Energy CEO Wants Ethanol Credit Phase-Out

July 15, 2010 by · Comments Off on Energy CEO Wants Ethanol Credit Phase-Out 

A POET ethanol plant in Portland, Ind.

A POET ethanol plant in Portland, Ind.

Growth Energy (POET), the world’s largest producer of ethanol, called today (July 15) for the redirection and eventual phasing out of government support for ethanol in return for a level playing field.

Jeff Broin, CEO for the Sioux Falls, S.D.-based firm, voiced support for Fueling Freedom Plan with the following comments:

POET has been producing ethanol for more than two decades. And for most of that time, we did it without a renewable fuel standard.

The reason we were able to succeed and the reason the ethanol industry exists today is largely because our country’s leaders saw the need to lessen our dependence on foreign oil so they shaped the tax code to achieve that goal. The tax credit allowed us to compete against a heavily entrenched oil industry.

Because of that tax credit, thousands of corn farmers were willing to take a risk and invest in ethanol plants. They were soon joined by main street investors and ethanol grew to be the one renewable energy source that is making a significant difference.

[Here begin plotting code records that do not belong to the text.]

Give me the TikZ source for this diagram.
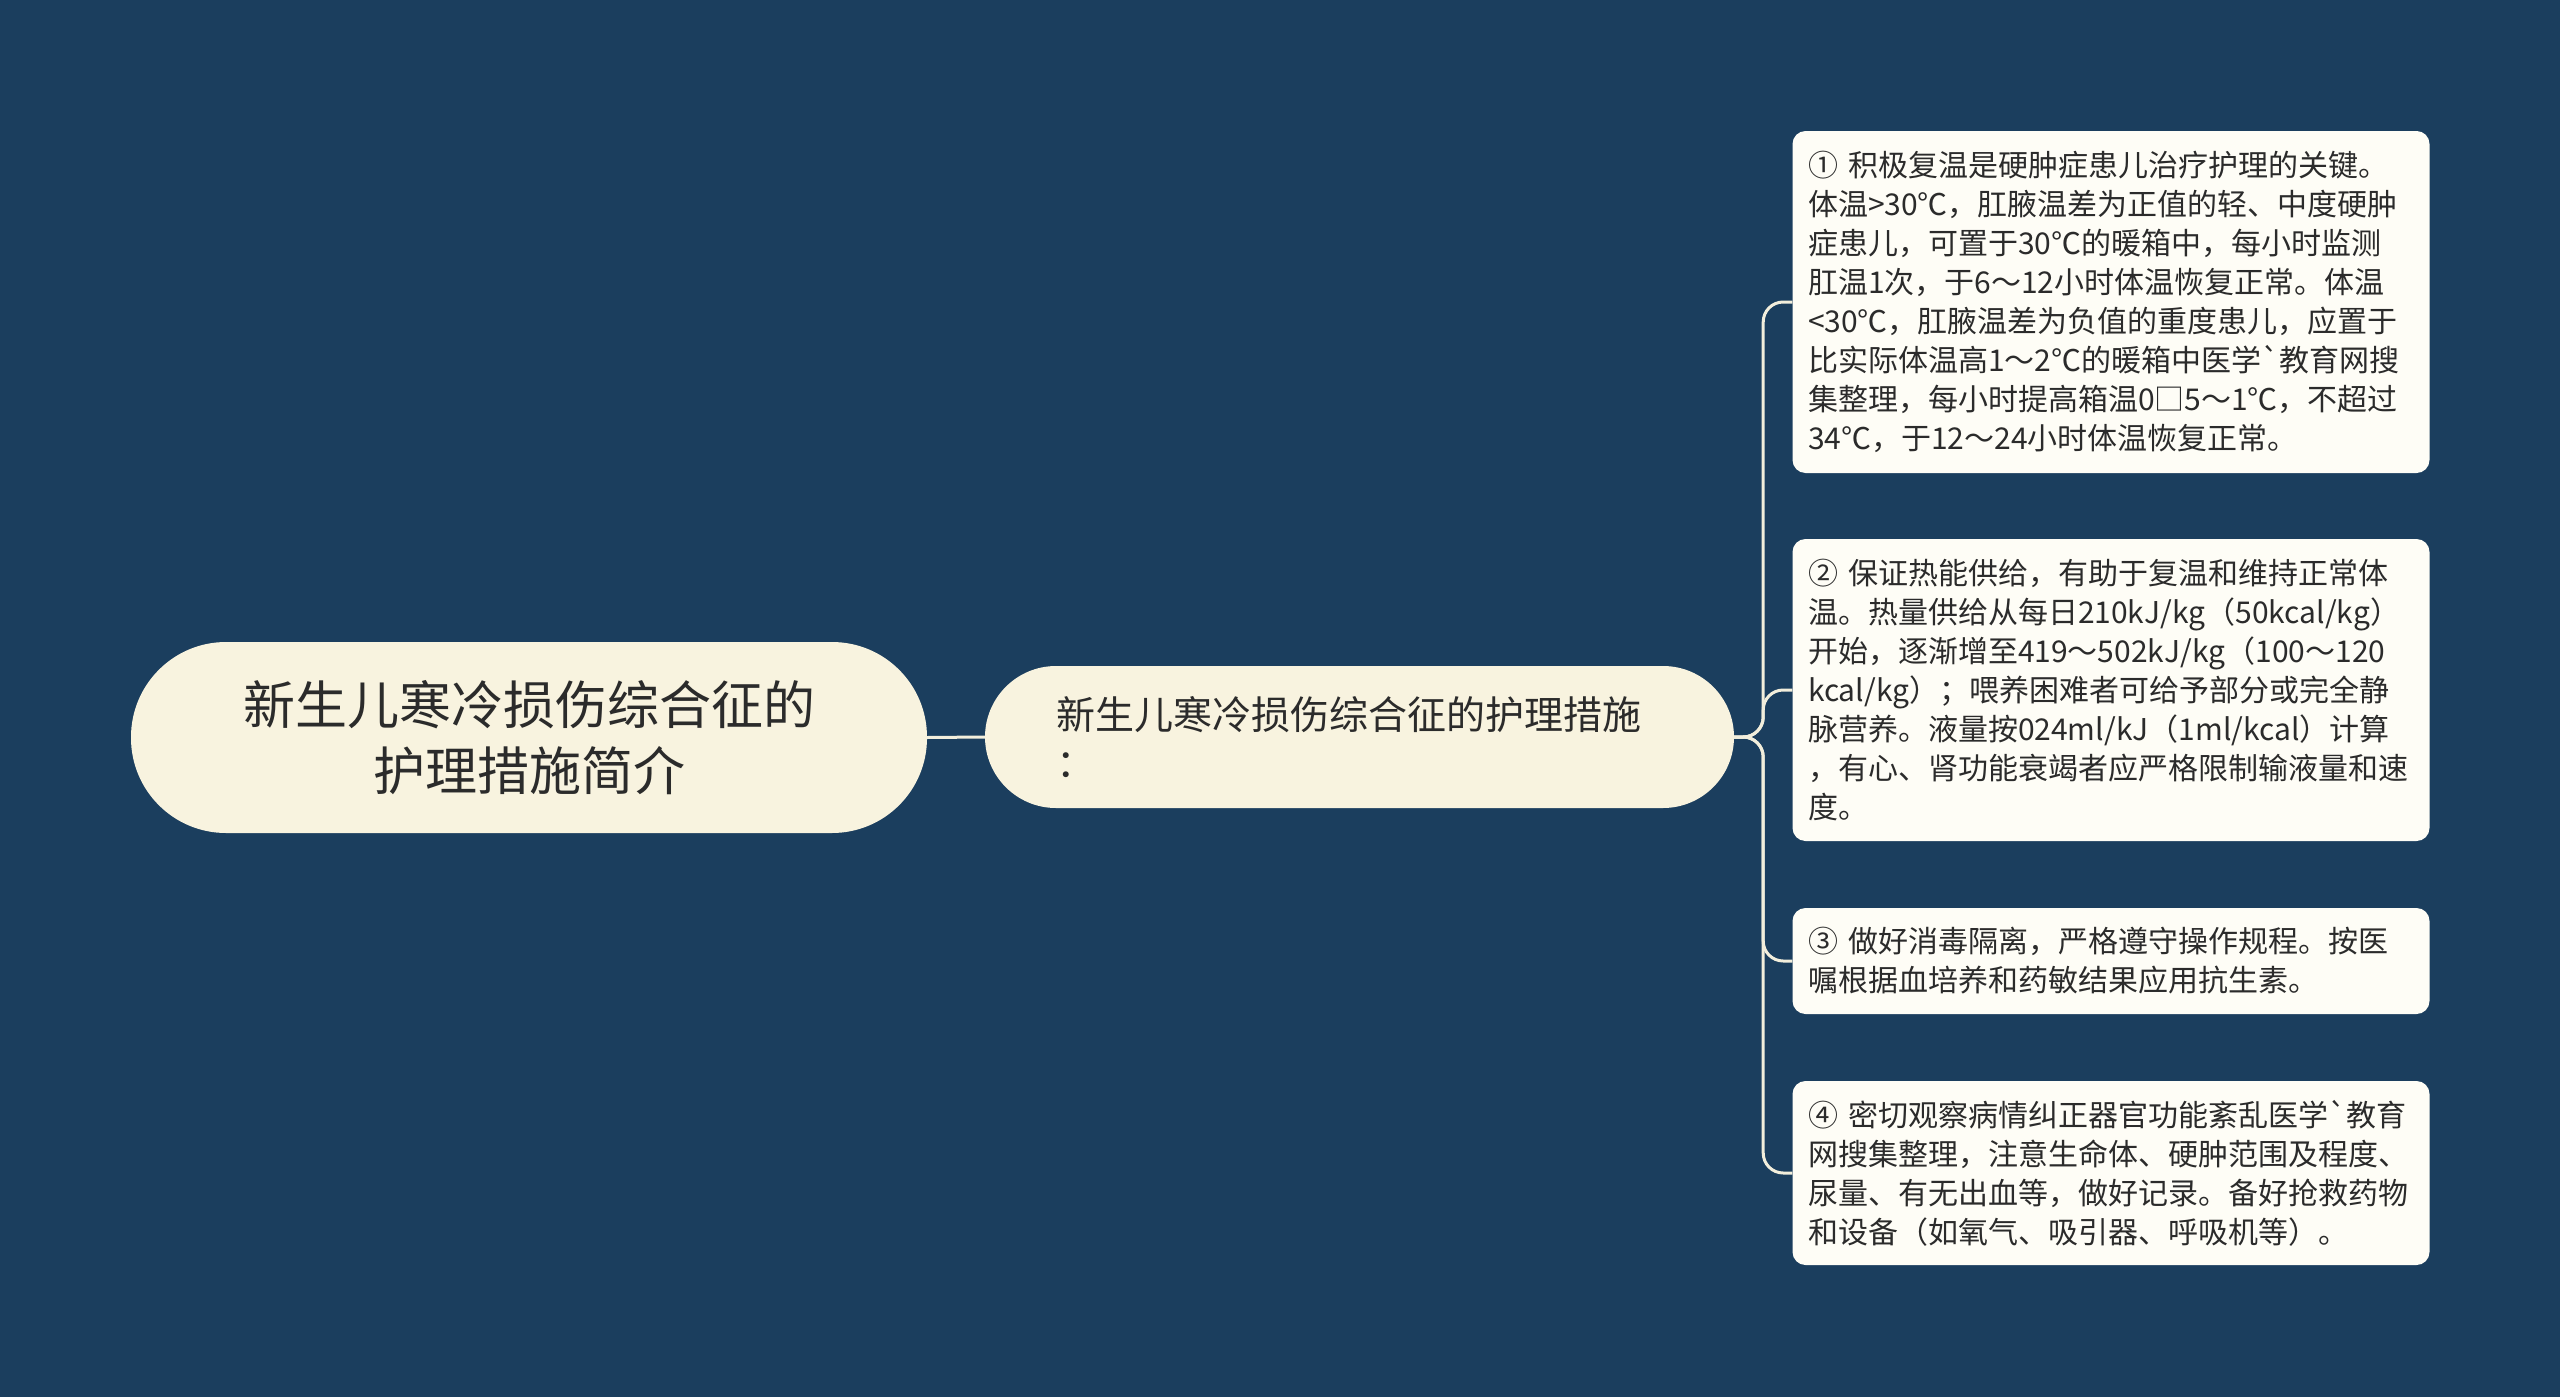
\documentclass[tikz,border=0pt]{standalone}
\usepackage{fontspec}
\setmainfont{Noto Sans CJK SC}[Ligatures=TeXOff]
\definecolor{bg}{HTML}{1B3E5E}
\definecolor{cream}{HTML}{F8F3DF}
\definecolor{paper}{HTML}{FEFDF6}
\definecolor{ink}{HTML}{2B2B2B}
\definecolor{wire}{HTML}{F2EEDC}
\begin{document}
\begin{tikzpicture}[x=1pt,y=-1pt,
  rootbox/.style={fill=cream, rounded corners=95pt, minimum width=796pt, minimum height=191pt,
    inner sep=0pt, text width=700pt, align=center, font=\fontsize{52}{66}\selectfont, text=ink},
  midbox/.style={fill=cream, rounded corners=71pt, minimum height=142pt, inner xsep=71pt, inner ysep=0pt,
    text width=607pt, align=left, font=\fontsize{39}{48}\selectfont, text=ink},
  leafbox/.style={fill=paper, rounded corners=13pt, inner xsep=15.5pt, inner ysep=0pt,
    text width=606pt, align=left, font=\fontsize{30}{39}\selectfont, text=ink},
  wireline/.style={draw=wire, line width=3pt, rounded corners=20pt}]
\fill[bg] (0,0) rectangle (2560,1397);
\useasboundingbox (0,0) rectangle (2560,1397);

\node[rootbox] (root) at (529,737.5) {新生儿寒冷损伤综合征的\\护理措施简介};
\node[midbox] (mid) at (1359.5,737) {新生儿寒冷损伤综合征的护理措施\\：};

\node[leafbox, minimum height=342pt] (c1) at (2111,302) {①~积极复温是硬肿症患儿治疗护理的关键。\\体温>30℃，肛腋温差为正值的轻、中度硬肿\\症患儿，可置于30℃的暖箱中，每小时监测\\肛温1次，于6～12小时体温恢复正常。体温\\<30℃，肛腋温差为负值的重度患儿，应置于\\比实际体温高1～2℃的暖箱中医学`教育网搜\\集整理，每小时提高箱温0□5～1℃，不超过\\34℃，于12～24小时体温恢复正常。};
\node[leafbox, minimum height=302pt] (c2) at (2111,690) {②~保证热能供给，有助于复温和维持正常体\\温。热量供给从每日210kJ/kg（50kcal/kg）\\开始，逐渐增至419～502kJ/kg（100～120\\kcal/kg）；喂养困难者可给予部分或完全静\\脉营养。液量按024ml/kJ（1ml/kcal）计算\\，有心、肾功能衰竭者应严格限制输液量和速\\度。};
\node[leafbox, minimum height=106pt] (c3) at (2111,961) {③~做好消毒隔离，严格遵守操作规程。按医\\嘱根据血培养和药敏结果应用抗生素。};
\node[leafbox, minimum height=184pt] (c4) at (2111,1173) {④~密切观察病情纠正器官功能紊乱医学`教育\\网搜集整理，注意生命体、硬肿范围及程度、\\尿量、有无出血等，做好记录。备好抢救药物\\和设备（如氧气、吸引器、呼吸机等）。};

\draw[wireline] (root.east) -- (mid.west);
\draw[wireline] (mid.east) -- ++(29,0) |- (c1.west);
\draw[wireline] (mid.east) -- ++(29,0) |- (c2.west);
\draw[wireline] (mid.east) -- ++(29,0) |- (c3.west);
\draw[wireline] (mid.east) -- ++(29,0) |- (c4.west);
\end{tikzpicture}
\end{document}
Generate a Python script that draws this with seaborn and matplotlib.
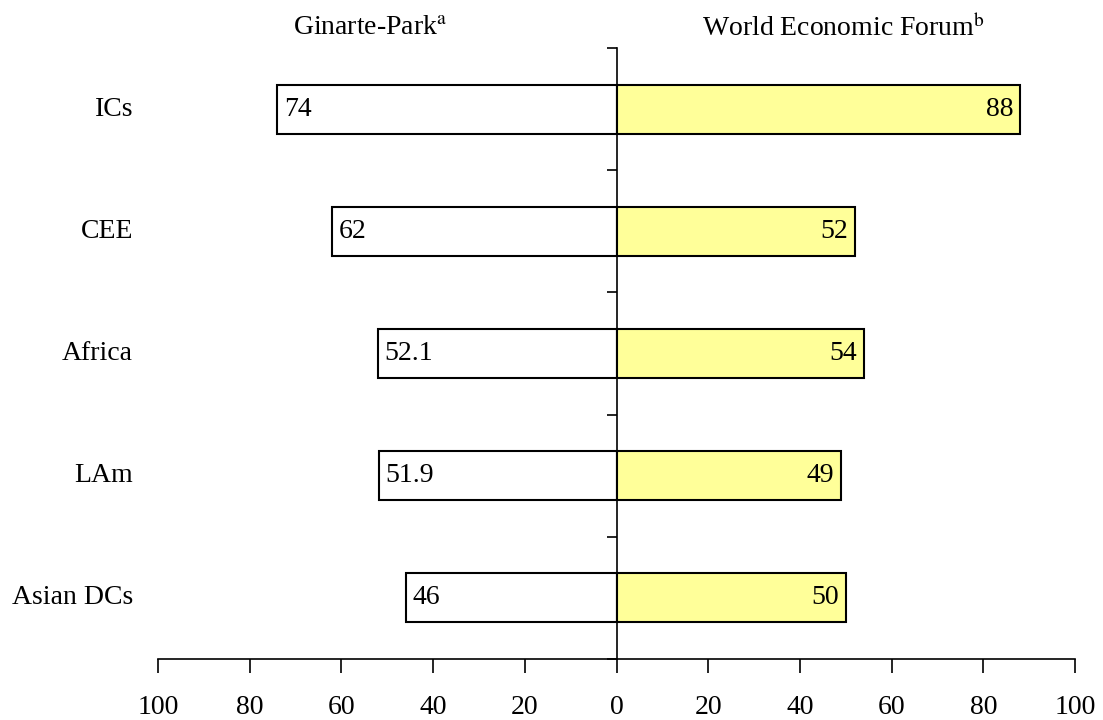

Today, the U.S. ethanol industry produces more energy for America’s motorists than Saudi Arabia.

However, I believe the time has come to transition to an open market where consumers can choose their fuel. With a blender pump in every neighborhood and a flex fuel vehicle in every garage, ethanol can compete against oil without the tax incentive.

Ethanol is already competitive with gasoline. For most of this year, it has been 50 to 80 cents below the cost of gasoline and is saving money for consumers at the pump. In an open market, consumers would be able to save more money by increasing their use of ethanol, and we believe that they would.

As we transition toward an open market an important exception must be made for cellulosic ethanol. POET has spent many years and millions of dollars developing cellulosic ethanol and we have plans to break ground on a commercial scale plant later this year. Once cellulosic ethanol is available, it will open vast new opportunities to turn cellulose into ethanol in all 50 states.

But we’re not there yet. Due to the complexity of the process and the infancy of the industry, policy makers need to approve a long-term extension of the cellulosic tax credit. Over time, as the technology matures, it is our hope that cellulosic ethanol will be able to compete with gasoline as well.

I got into this business because I believe that ethanol is a superior product. It’s better for our vehicles. It’s better for our rural communities. It’s better for our country. And it’s better for our environment. The message that I want to make clear today is that if these infrastructure investments are made, the tax credit could fade away.

About POET

POET, the largest ethanol producer in the world, is a leader in biorefining through its efficient, vertically integrated approach to production. The 22-year-old company produces more than 1.6 billion gallons of ethanol annually from 26 production facilities nationwide. POET recently started up a pilot-scale cellulosic ethanol plant, which uses corn cobs as feedstock, and will commercialize the process in Emmetsburg, Iowa.